In your example, you probably meant glMultMatrix, not glLoadMatrix. Also, glLoadIdentity followed by glMultMatrix should be replaced by glLoadMatrix, which will be somewhat faster.

  • Matt

Do your own matrix multiplies in software. All hardware vendors STRONGLY discourage any per-frame use of glGet because it screws up pipelining. (It might not hit you, but it will hit someone somewhere.)

Also, I wouldn’t bother with asm to start with. It was necessary back when CPUs were slower and you were transforming all vertices yourself, but might not be any more. Profile your app first. I’m doing all my maths in software, using not-really-optimized C++ with spurious temporaries all over the place, and all the maths code combined is less than 0.1% of execution time in the profiler.

Originally posted by MikeC:
and all the maths code combined is less than 0.1% of execution time in the profiler.

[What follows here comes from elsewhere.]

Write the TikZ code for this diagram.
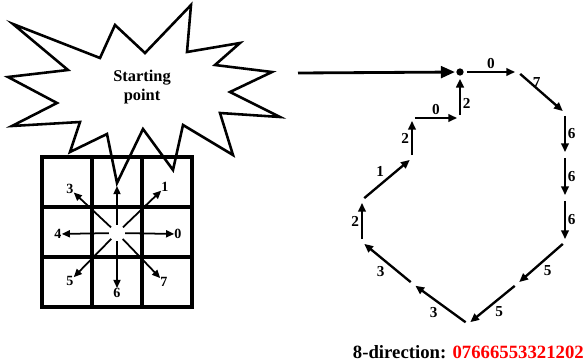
\documentclass[tikz,border=0pt]{standalone}
\usepackage{fontspec}
\setmainfont{Liberation Serif}
\usepackage{xcolor}
\usetikzlibrary{arrows.meta,positioning,calc}

\begin{document}
\begin{tikzpicture}[
    x=0.03cm, y=-0.03cm,
    arrow/.style={-{Triangle[length=7.5pt,width=6.5pt]}, line width=2pt},
    link/.style={arrow, shorten <=2.5pt, shorten >=2.5pt},
    bigarrow/.style={-{Triangle[length=12pt,width=10pt]}, line width=2.4pt},
    ray/.style={-{Triangle[length=7pt,width=6pt]}, line width=1.5pt, shorten <=7pt},
    lbl/.style={font=\fontsize{13}{15}\selectfont\bfseries, inner sep=1.5pt},
    dirlbl/.style={font=\fontsize{12}{14}\selectfont\bfseries, inner sep=0pt},
    cell/.style={line width=2.6pt},
    burst/.style={line width=2.2pt, line join=miter}
]
    \useasboundingbox (0,0) rectangle (584,364);

    % Starburst
    \draw[burst] (13,24) -- (100,58) -- (115,25) -- (145,53) -- (191,5) -- (187,52)
        -- (240,43) -- (215,65) -- (272,72) -- (230,92) -- (280,117) -- (220,113)
        -- (233,155) -- (183,125) -- (173,170) -- (143,129) -- (117,183) -- (107,134)
        -- (70,152) -- (80,122) -- (12,126) -- (57,103) -- (8,77) -- (68,70) -- cycle;
    \node[font=\fontsize{14}{16}\selectfont\bfseries, align=center] (start) at (142,87) {Starting\\point};

    % 3x3 neighbourhood
    \draw[cell] (42,157) rectangle (192,307);
    \draw[cell] (92,157) -- (92,307);
    \draw[cell] (142,157) -- (142,307);
    \draw[cell] (42,207) -- (192,207);
    \draw[cell] (42,257) -- (192,257);

    % Directions
    \coordinate (ctr) at (117,233);
    \coordinate (up) at (117,186);
    \node[dirlbl] (d0) at (178,234) {0};
    \node[dirlbl] (d1) at (165,187) {1};
    \node[dirlbl] (d3) at (70,189) {3};
    \node[dirlbl] (d4) at (58,234) {4};
    \node[dirlbl] (d5) at (70,281) {5};
    \node[dirlbl] (d6) at (117,293) {6};
    \node[dirlbl] (d7) at (164,282) {7};
    \draw[ray] (ctr) -- (d0);
    \draw[ray] (ctr) -- (d1);
    \draw[ray] (ctr) -- (up);
    \draw[ray] (ctr) -- (d3);
    \draw[ray] (ctr) -- (d4);
    \draw[ray] (ctr) -- (d5);
    \draw[ray] (ctr) -- (d6);
    \draw[ray] (ctr) -- (d7);

    % Chain
    \node[circle, fill, inner sep=2.2pt] (p0) at (460,72) {};
    \coordinate (p1) at (518,72);
    \coordinate (p2) at (565,113);
    \coordinate (p3) at (565,155);
    \coordinate (p4) at (565,198);
    \coordinate (p5) at (565,242);
    \coordinate (p6) at (517,284);
    \coordinate (p7) at (468,324);
    \coordinate (p8) at (413,284);
    \coordinate (p9) at (362,242);
    \coordinate (p10) at (362,200);
    \coordinate (p11) at (412,158);
    \coordinate (p12) at (412,118);
    \coordinate (p13) at (460,118);
    \coordinate (src) at (298,73);

    \draw[bigarrow, shorten >=1pt] (src) -- (p0);
    \draw[link] (p0) -- node[lbl, above] {0} (p1);
    \draw[link] (p1) -- node[lbl, pos=0.4, above, inner sep=0pt] {7} (p2);
    \draw[link] (p2) -- node[lbl, right] {6} (p3);
    \draw[link] (p3) -- node[lbl, right] {6} (p4);
    \draw[link] (p4) -- node[lbl, right] {6} (p5);
    \draw[link] (p5) -- node[lbl, below right] {5} (p6);
    \draw[link] (p6) -- node[lbl, below right] {5} (p7);
    \draw[link] (p7) -- node[lbl, below left] {3} (p8);
    \draw[link] (p8) -- node[lbl, below left] {3} (p9);
    \draw[link] (p9) -- node[lbl, left] {2} (p10);
    \draw[link] (p10) -- node[lbl, above left] {1} (p11);
    \draw[link] (p11) -- node[lbl, left] {2} (p12);
    \draw[link] (p12) -- node[lbl, above] {0} (p13);
    \draw[link] (p13) -- node[lbl, pos=0.35, right] {2} (p0);

    % Code
    \node[font=\fontsize{16}{18}\selectfont\bfseries, anchor=east, inner sep=0pt] (code) at (584,352)
        {8-direction: \textcolor{red}{07666553321202}};
\end{tikzpicture}
\end{document}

So you have plenty of CPU left to improve your monsters’ AI !

Hem, sorry, I am getting crazy tracking one of my bugs…

Regards.

Eric

kewl, Thx, guys.

i figgerd the glGet stuff would be slow, d/l from server to client and stuff, but i was just curious to see how to access the HW transform stuff.

thinking about it, i figured it out (CVA/extensions…)

thx again

-Succinct